In cases where there are multiple equally close pieces of cheese, the mice will choose the option that leaves the fewest mice hungry. To test this behavior, scientists conducted an experiment by placing N mice and M pieces of cheese on a rectangular coordinate plane. All the mice are positioned on a line y = Y_0, and all the cheese pieces are on another line y = Y_1. To validate the experiment's results, the scientists require a program that can simulate the mice's behavior.

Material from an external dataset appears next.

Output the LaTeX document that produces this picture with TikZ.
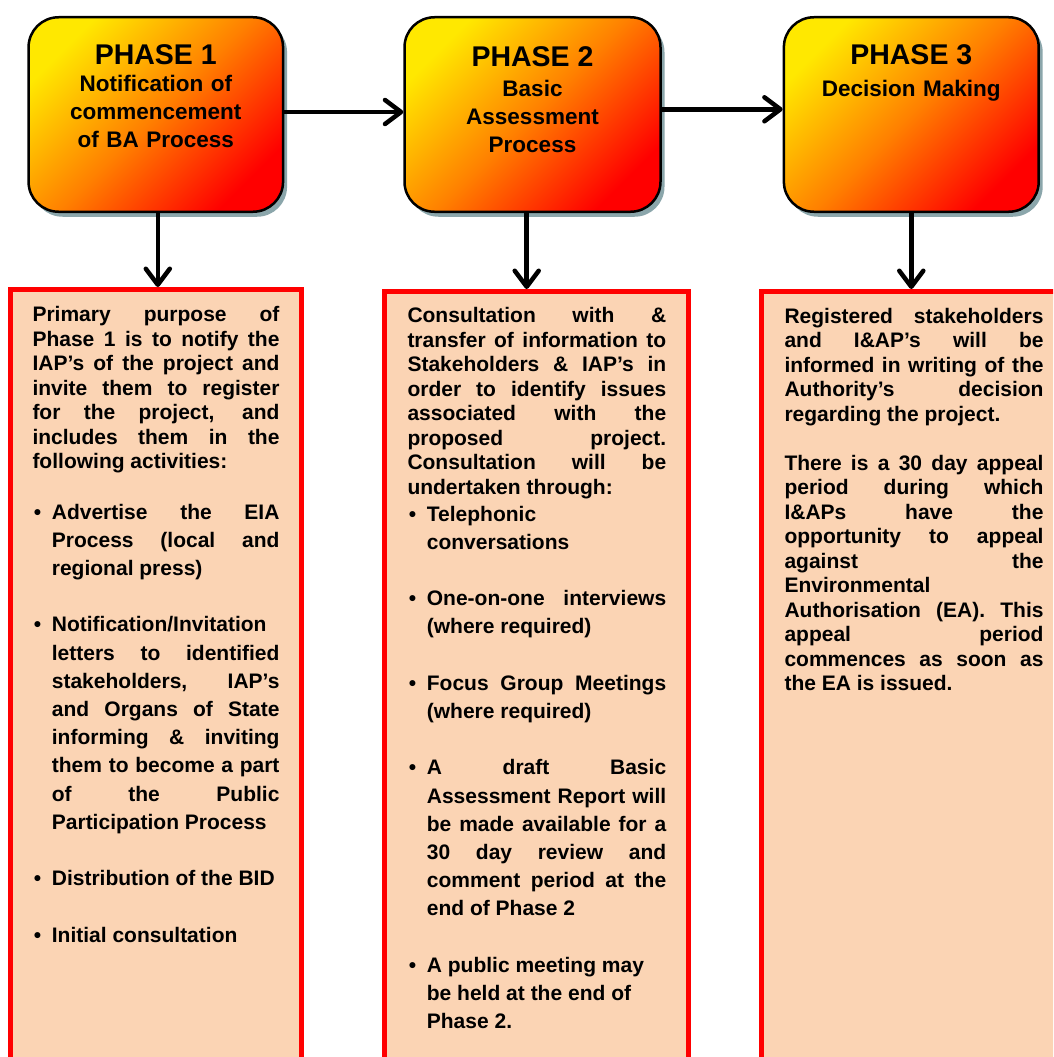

Your task is to write a program that determines the number of mice that will end up without cheese.
Input
The first line contains four integers: N (1 ≤ N ≤ 10^5), M (0 ≤ M ≤ 10^5), Y_0 (0 ≤ Y_0 ≤ 10^7), Y_1 (0 ≤ Y_1 ≤ 10^7). The second line lists N increasing integers, representing the x-coordinates of the mice. The third line lists M increasing integers, representing the x-coordinates of the cheese pieces. All x-coordinates are integers and do not exceed 10^7 in absolute value.
Output
Output a single integer: the minimum number of mice that will remain without cheese.